#### The request
Leave out the pictures and copy everything else below exactly.
┏━━
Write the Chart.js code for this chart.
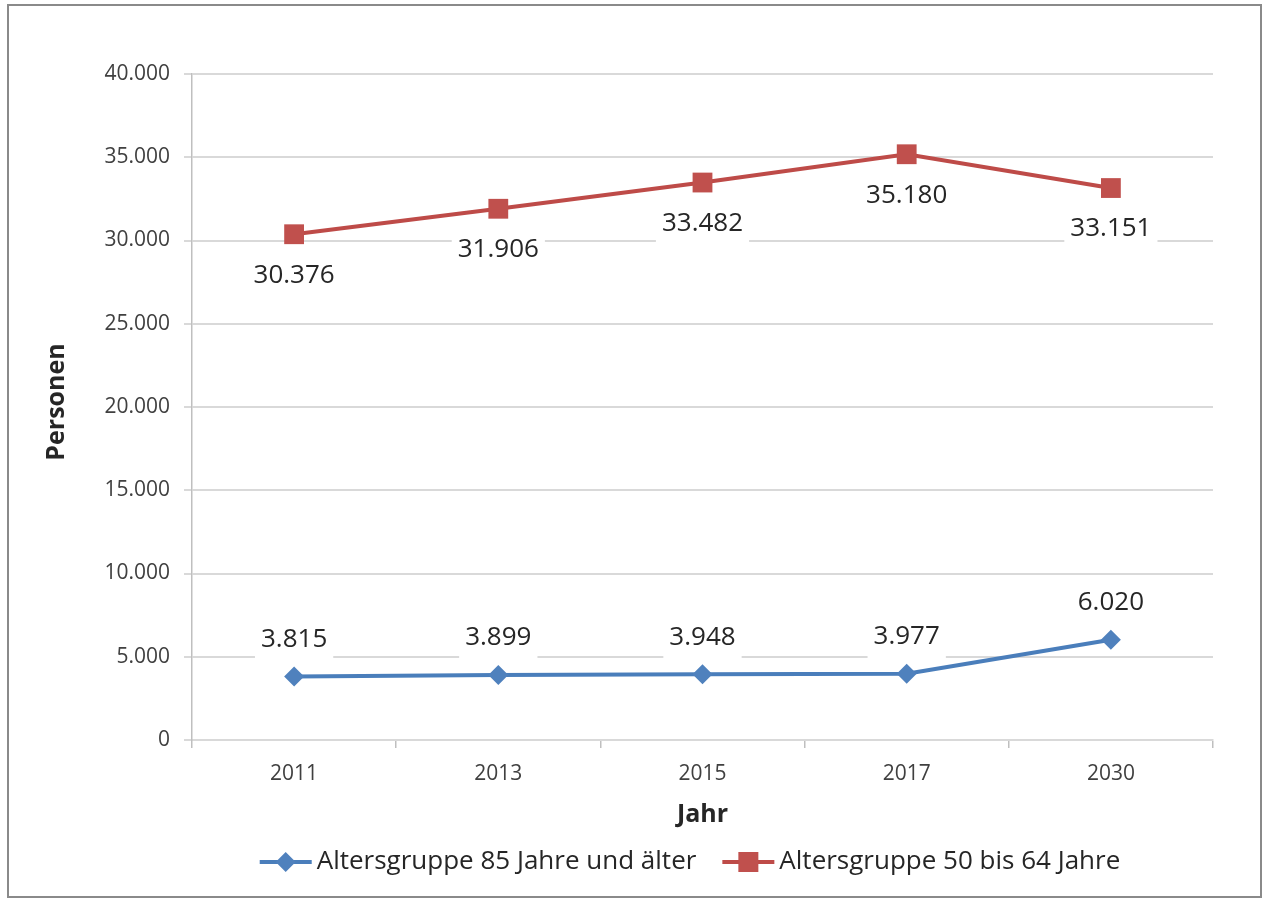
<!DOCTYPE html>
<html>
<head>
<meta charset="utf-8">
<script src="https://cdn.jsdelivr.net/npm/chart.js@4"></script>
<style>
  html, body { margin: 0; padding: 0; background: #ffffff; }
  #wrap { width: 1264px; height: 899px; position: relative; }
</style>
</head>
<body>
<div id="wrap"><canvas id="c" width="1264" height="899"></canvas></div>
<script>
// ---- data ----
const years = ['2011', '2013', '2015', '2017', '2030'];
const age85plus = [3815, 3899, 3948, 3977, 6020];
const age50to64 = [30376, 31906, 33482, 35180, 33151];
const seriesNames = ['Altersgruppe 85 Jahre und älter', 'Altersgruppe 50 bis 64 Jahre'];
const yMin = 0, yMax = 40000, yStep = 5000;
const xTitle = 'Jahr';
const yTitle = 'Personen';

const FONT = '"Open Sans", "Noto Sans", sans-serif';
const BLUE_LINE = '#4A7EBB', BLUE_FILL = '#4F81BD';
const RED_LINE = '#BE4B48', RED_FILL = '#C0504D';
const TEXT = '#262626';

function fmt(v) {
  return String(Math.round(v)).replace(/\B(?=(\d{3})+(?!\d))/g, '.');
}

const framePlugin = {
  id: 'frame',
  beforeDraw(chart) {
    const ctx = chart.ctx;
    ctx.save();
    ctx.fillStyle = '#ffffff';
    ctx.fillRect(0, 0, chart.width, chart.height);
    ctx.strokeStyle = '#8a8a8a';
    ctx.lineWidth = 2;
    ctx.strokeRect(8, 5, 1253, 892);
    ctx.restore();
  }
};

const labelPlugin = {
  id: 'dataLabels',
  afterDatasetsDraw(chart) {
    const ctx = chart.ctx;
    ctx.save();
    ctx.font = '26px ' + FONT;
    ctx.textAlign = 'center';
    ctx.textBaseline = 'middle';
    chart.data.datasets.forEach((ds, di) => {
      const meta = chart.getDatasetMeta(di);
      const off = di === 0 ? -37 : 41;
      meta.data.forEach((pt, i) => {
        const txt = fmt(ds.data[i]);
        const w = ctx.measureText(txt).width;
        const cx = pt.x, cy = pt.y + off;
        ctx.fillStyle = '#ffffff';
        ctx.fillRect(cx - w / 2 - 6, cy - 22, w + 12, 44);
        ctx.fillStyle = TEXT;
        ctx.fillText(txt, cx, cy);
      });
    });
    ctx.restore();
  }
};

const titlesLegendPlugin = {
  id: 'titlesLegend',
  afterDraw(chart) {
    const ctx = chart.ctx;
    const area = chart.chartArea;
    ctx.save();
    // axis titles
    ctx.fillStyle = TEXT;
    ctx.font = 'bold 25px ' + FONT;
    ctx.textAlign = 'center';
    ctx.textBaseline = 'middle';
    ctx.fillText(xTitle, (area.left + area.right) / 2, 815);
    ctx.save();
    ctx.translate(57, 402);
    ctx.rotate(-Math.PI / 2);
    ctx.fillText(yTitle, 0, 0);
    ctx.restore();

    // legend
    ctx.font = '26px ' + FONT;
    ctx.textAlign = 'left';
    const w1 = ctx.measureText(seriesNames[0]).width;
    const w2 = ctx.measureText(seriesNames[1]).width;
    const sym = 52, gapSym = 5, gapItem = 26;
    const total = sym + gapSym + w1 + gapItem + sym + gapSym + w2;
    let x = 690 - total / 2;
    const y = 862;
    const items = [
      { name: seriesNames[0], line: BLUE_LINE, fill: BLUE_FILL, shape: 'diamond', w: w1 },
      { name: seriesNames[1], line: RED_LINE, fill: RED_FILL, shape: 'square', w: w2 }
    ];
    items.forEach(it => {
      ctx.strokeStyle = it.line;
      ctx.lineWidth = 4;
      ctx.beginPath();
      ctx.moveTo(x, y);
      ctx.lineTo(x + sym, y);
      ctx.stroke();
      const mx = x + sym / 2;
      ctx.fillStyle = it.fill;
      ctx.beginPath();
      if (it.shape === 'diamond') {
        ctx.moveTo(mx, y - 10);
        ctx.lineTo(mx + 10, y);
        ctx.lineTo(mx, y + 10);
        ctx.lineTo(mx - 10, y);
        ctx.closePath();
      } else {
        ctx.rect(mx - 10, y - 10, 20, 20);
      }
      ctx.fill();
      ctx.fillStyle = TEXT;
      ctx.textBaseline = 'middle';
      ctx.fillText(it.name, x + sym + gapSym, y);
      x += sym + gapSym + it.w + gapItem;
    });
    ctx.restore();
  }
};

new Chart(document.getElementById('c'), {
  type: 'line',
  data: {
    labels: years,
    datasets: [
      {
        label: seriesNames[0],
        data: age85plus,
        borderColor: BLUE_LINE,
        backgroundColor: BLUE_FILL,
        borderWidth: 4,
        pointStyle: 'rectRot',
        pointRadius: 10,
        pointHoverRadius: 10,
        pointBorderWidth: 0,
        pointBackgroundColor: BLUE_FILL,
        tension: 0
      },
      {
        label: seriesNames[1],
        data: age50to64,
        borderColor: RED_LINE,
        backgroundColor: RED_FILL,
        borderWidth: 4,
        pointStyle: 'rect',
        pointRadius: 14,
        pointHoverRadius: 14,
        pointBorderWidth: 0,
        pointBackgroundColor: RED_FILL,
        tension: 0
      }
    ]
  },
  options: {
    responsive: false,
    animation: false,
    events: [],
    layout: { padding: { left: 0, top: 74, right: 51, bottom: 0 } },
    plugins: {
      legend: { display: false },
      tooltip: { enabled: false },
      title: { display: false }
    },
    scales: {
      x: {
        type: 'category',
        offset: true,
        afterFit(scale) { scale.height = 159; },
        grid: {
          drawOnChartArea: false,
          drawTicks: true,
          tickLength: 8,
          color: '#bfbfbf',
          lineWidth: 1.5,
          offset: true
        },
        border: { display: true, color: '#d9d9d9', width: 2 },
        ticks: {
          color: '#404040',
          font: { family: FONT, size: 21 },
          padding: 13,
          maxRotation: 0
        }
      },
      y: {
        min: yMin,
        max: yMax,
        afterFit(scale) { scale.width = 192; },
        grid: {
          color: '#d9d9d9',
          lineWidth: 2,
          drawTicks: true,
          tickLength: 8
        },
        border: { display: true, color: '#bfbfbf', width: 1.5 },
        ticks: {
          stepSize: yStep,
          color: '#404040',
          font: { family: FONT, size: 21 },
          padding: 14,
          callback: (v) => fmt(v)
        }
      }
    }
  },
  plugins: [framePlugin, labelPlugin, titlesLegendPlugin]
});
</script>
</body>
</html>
┗━━
#### Exercise solution
Write the Chart.js code for this chart.
<!DOCTYPE html>
<html>
<head>
<meta charset="utf-8">
<script src="https://cdn.jsdelivr.net/npm/chart.js@4"></script>
<style>
  html, body { margin: 0; padding: 0; background: #ffffff; }
  #wrap { width: 1264px; height: 899px; position: relative; }
</style>
</head>
<body>
<div id="wrap"><canvas id="c" width="1264" height="899"></canvas></div>
<script>
// ---- data ----
const years = ['2011', '2013', '2015', '2017', '2030'];
const age85plus = [3815, 3899, 3948, 3977, 6020];
const age50to64 = [30376, 31906, 33482, 35180, 33151];
const seriesNames = ['Altersgruppe 85 Jahre und älter', 'Altersgruppe 50 bis 64 Jahre'];
const yMin = 0, yMax = 40000, yStep = 5000;
const xTitle = 'Jahr';
const yTitle = 'Personen';

const FONT = '"Open Sans", "Noto Sans", sans-serif';
const BLUE_LINE = '#4A7EBB', BLUE_FILL = '#4F81BD';
const RED_LINE = '#BE4B48', RED_FILL = '#C0504D';
const TEXT = '#262626';

function fmt(v) {
  return String(Math.round(v)).replace(/\B(?=(\d{3})+(?!\d))/g, '.');
}

const framePlugin = {
  id: 'frame',
  beforeDraw(chart) {
    const ctx = chart.ctx;
    ctx.save();
    ctx.fillStyle = '#ffffff';
    ctx.fillRect(0, 0, chart.width, chart.height);
    ctx.strokeStyle = '#8a8a8a';
    ctx.lineWidth = 2;
    ctx.strokeRect(8, 5, 1253, 892);
    ctx.restore();
  }
};

const labelPlugin = {
  id: 'dataLabels',
  afterDatasetsDraw(chart) {
    const ctx = chart.ctx;
    ctx.save();
    ctx.font = '26px ' + FONT;
    ctx.textAlign = 'center';
    ctx.textBaseline = 'middle';
    chart.data.datasets.forEach((ds, di) => {
      const meta = chart.getDatasetMeta(di);
      const off = di === 0 ? -37 : 41;
      meta.data.forEach((pt, i) => {
        const txt = fmt(ds.data[i]);
        const w = ctx.measureText(txt).width;
        const cx = pt.x, cy = pt.y + off;
        ctx.fillStyle = '#ffffff';
        ctx.fillRect(cx - w / 2 - 6, cy - 22, w + 12, 44);
        ctx.fillStyle = TEXT;
        ctx.fillText(txt, cx, cy);
      });
    });
    ctx.restore();
  }
};

const titlesLegendPlugin = {
  id: 'titlesLegend',
  afterDraw(chart) {
    const ctx = chart.ctx;
    const area = chart.chartArea;
    ctx.save();
    // axis titles
    ctx.fillStyle = TEXT;
    ctx.font = 'bold 25px ' + FONT;
    ctx.textAlign = 'center';
    ctx.textBaseline = 'middle';
    ctx.fillText(xTitle, (area.left + area.right) / 2, 815);
    ctx.save();
    ctx.translate(57, 402);
    ctx.rotate(-Math.PI / 2);
    ctx.fillText(yTitle, 0, 0);
    ctx.restore();

    // legend
    ctx.font = '26px ' + FONT;
    ctx.textAlign = 'left';
    const w1 = ctx.measureText(seriesNames[0]).width;
    const w2 = ctx.measureText(seriesNames[1]).width;
    const sym = 52, gapSym = 5, gapItem = 26;
    const total = sym + gapSym + w1 + gapItem + sym + gapSym + w2;
    let x = 690 - total / 2;
    const y = 862;
    const items = [
      { name: seriesNames[0], line: BLUE_LINE, fill: BLUE_FILL, shape: 'diamond', w: w1 },
      { name: seriesNames[1], line: RED_LINE, fill: RED_FILL, shape: 'square', w: w2 }
    ];
    items.forEach(it => {
      ctx.strokeStyle = it.line;
      ctx.lineWidth = 4;
      ctx.beginPath();
      ctx.moveTo(x, y);
      ctx.lineTo(x + sym, y);
      ctx.stroke();
      const mx = x + sym / 2;
      ctx.fillStyle = it.fill;
      ctx.beginPath();
      if (it.shape === 'diamond') {
        ctx.moveTo(mx, y - 10);
        ctx.lineTo(mx + 10, y);
        ctx.lineTo(mx, y + 10);
        ctx.lineTo(mx - 10, y);
        ctx.closePath();
      } else {
        ctx.rect(mx - 10, y - 10, 20, 20);
      }
      ctx.fill();
      ctx.fillStyle = TEXT;
      ctx.textBaseline = 'middle';
      ctx.fillText(it.name, x + sym + gapSym, y);
      x += sym + gapSym + it.w + gapItem;
    });
    ctx.restore();
  }
};

new Chart(document.getElementById('c'), {
  type: 'line',
  data: {
    labels: years,
    datasets: [
      {
        label: seriesNames[0],
        data: age85plus,
        borderColor: BLUE_LINE,
        backgroundColor: BLUE_FILL,
        borderWidth: 4,
        pointStyle: 'rectRot',
        pointRadius: 10,
        pointHoverRadius: 10,
        pointBorderWidth: 0,
        pointBackgroundColor: BLUE_FILL,
        tension: 0
      },
      {
        label: seriesNames[1],
        data: age50to64,
        borderColor: RED_LINE,
        backgroundColor: RED_FILL,
        borderWidth: 4,
        pointStyle: 'rect',
        pointRadius: 14,
        pointHoverRadius: 14,
        pointBorderWidth: 0,
        pointBackgroundColor: RED_FILL,
        tension: 0
      }
    ]
  },
  options: {
    responsive: false,
    animation: false,
    events: [],
    layout: { padding: { left: 0, top: 74, right: 51, bottom: 0 } },
    plugins: {
      legend: { display: false },
      tooltip: { enabled: false },
      title: { display: false }
    },
    scales: {
      x: {
        type: 'category',
        offset: true,
        afterFit(scale) { scale.height = 159; },
        grid: {
          drawOnChartArea: false,
          drawTicks: true,
          tickLength: 8,
          color: '#bfbfbf',
          lineWidth: 1.5,
          offset: true
        },
        border: { display: true, color: '#d9d9d9', width: 2 },
        ticks: {
          color: '#404040',
          font: { family: FONT, size: 21 },
          padding: 13,
          maxRotation: 0
        }
      },
      y: {
        min: yMin,
        max: yMax,
        afterFit(scale) { scale.width = 192; },
        grid: {
          color: '#d9d9d9',
          lineWidth: 2,
          drawTicks: true,
          tickLength: 8
        },
        border: { display: true, color: '#bfbfbf', width: 1.5 },
        ticks: {
          stepSize: yStep,
          color: '#404040',
          font: { family: FONT, size: 21 },
          padding: 14,
          callback: (v) => fmt(v)
        }
      }
    }
  },
  plugins: [framePlugin, labelPlugin, titlesLegendPlugin]
});
</script>
</body>
</html>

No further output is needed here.